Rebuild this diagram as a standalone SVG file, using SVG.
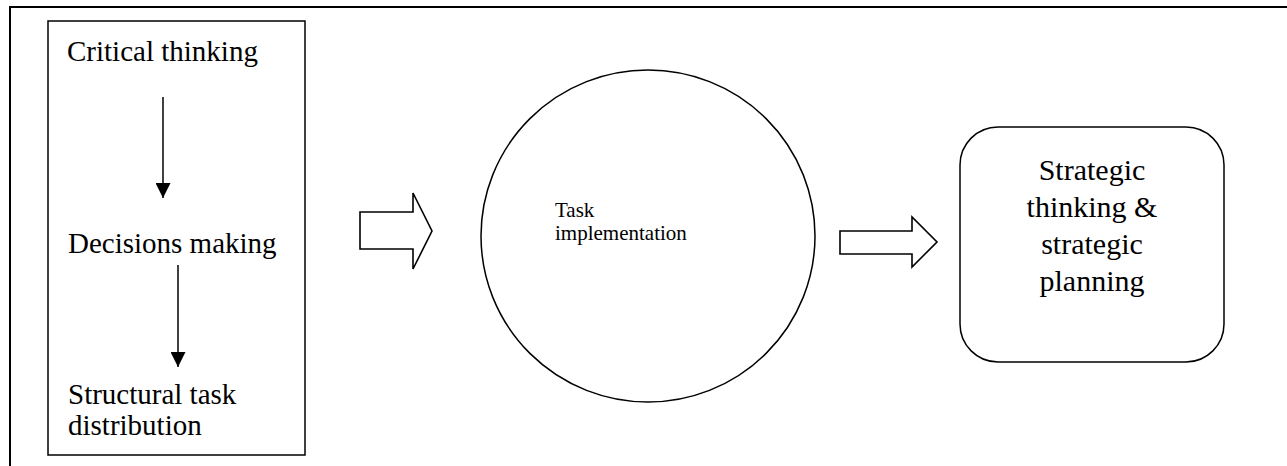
<svg xmlns="http://www.w3.org/2000/svg" width="1287" height="466" viewBox="0 0 1287 466">
<style>
.t{font-family:"Liberation Serif","Times New Roman",serif;fill:#000}
.s{fill:none;stroke:#000;stroke-width:1.5}
.blk{fill:#fff;stroke:#000;stroke-width:1.6;stroke-linejoin:miter}
</style>
<defs>
<marker id="ah" markerWidth="15" markerHeight="15" refX="15" refY="7.5" orient="auto" markerUnits="userSpaceOnUse">
<path d="M0,0 L15,7.5 L0,15 Z" fill="#000"/>
</marker>
</defs>
<rect width="1287" height="466" fill="#fff"/>
<g id="frame">
<path d="M10,466 L10,7 L1287,7" fill="none" stroke="#000" stroke-width="2"/>
</g>
<g id="left-box">
<rect x="48" y="21" width="257" height="434" class="s"/>
<text class="t" x="67" y="61" font-size="29">Critical thinking</text>
<text class="t" x="68" y="253" font-size="29">Decisions making</text>
<text class="t" x="68" y="404" font-size="29">Structural task</text>
<text class="t" x="68" y="435" font-size="29">distribution</text>
</g>
<g id="task-implementation">
<ellipse cx="648" cy="236" rx="167" ry="166" class="s"/>
<text class="t" x="555" y="217" font-size="21">Task</text>
<text class="t" x="555" y="240" font-size="21">implementation</text>
</g>
<g id="strategic">
<rect x="960" y="127" width="264" height="235" rx="38" ry="38" class="s"/>
<text class="t" x="1092" font-size="30" text-anchor="middle"><tspan x="1092" y="180">Strategic</tspan><tspan x="1092" y="217">thinking &amp;</tspan><tspan x="1092" y="254">strategic</tspan><tspan x="1092" y="291">planning</tspan></text>
</g>
<g id="connectors">
<line x1="163" y1="97" x2="163" y2="198" class="s" marker-end="url(#ah)"/>
<line x1="178" y1="265" x2="178" y2="367" class="s" marker-end="url(#ah)"/>
<polygon class="blk" points="360,212 413,212 413,193 432,231 413,269 413,249 360,249"/>
<polygon class="blk" points="840,231 912,231 912,217 937,242 912,267 912,254 840,254"/>
</g>
</svg>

• _EXERCISE BRIEF_: Transcribe all the data word for word; the images stay out.

• _ANSWER FOR THE TASK_:
Rebuild this diagram as a standalone SVG file, using SVG.
<svg xmlns="http://www.w3.org/2000/svg" width="1287" height="466" viewBox="0 0 1287 466">
<style>
.t{font-family:"Liberation Serif","Times New Roman",serif;fill:#000}
.s{fill:none;stroke:#000;stroke-width:1.5}
.blk{fill:#fff;stroke:#000;stroke-width:1.6;stroke-linejoin:miter}
</style>
<defs>
<marker id="ah" markerWidth="15" markerHeight="15" refX="15" refY="7.5" orient="auto" markerUnits="userSpaceOnUse">
<path d="M0,0 L15,7.5 L0,15 Z" fill="#000"/>
</marker>
</defs>
<rect width="1287" height="466" fill="#fff"/>
<g id="frame">
<path d="M10,466 L10,7 L1287,7" fill="none" stroke="#000" stroke-width="2"/>
</g>
<g id="left-box">
<rect x="48" y="21" width="257" height="434" class="s"/>
<text class="t" x="67" y="61" font-size="29">Critical thinking</text>
<text class="t" x="68" y="253" font-size="29">Decisions making</text>
<text class="t" x="68" y="404" font-size="29">Structural task</text>
<text class="t" x="68" y="435" font-size="29">distribution</text>
</g>
<g id="task-implementation">
<ellipse cx="648" cy="236" rx="167" ry="166" class="s"/>
<text class="t" x="555" y="217" font-size="21">Task</text>
<text class="t" x="555" y="240" font-size="21">implementation</text>
</g>
<g id="strategic">
<rect x="960" y="127" width="264" height="235" rx="38" ry="38" class="s"/>
<text class="t" x="1092" font-size="30" text-anchor="middle"><tspan x="1092" y="180">Strategic</tspan><tspan x="1092" y="217">thinking &amp;</tspan><tspan x="1092" y="254">strategic</tspan><tspan x="1092" y="291">planning</tspan></text>
</g>
<g id="connectors">
<line x1="163" y1="97" x2="163" y2="198" class="s" marker-end="url(#ah)"/>
<line x1="178" y1="265" x2="178" y2="367" class="s" marker-end="url(#ah)"/>
<polygon class="blk" points="360,212 413,212 413,193 432,231 413,269 413,249 360,249"/>
<polygon class="blk" points="840,231 912,231 912,217 937,242 912,267 912,254 840,254"/>
</g>
</svg>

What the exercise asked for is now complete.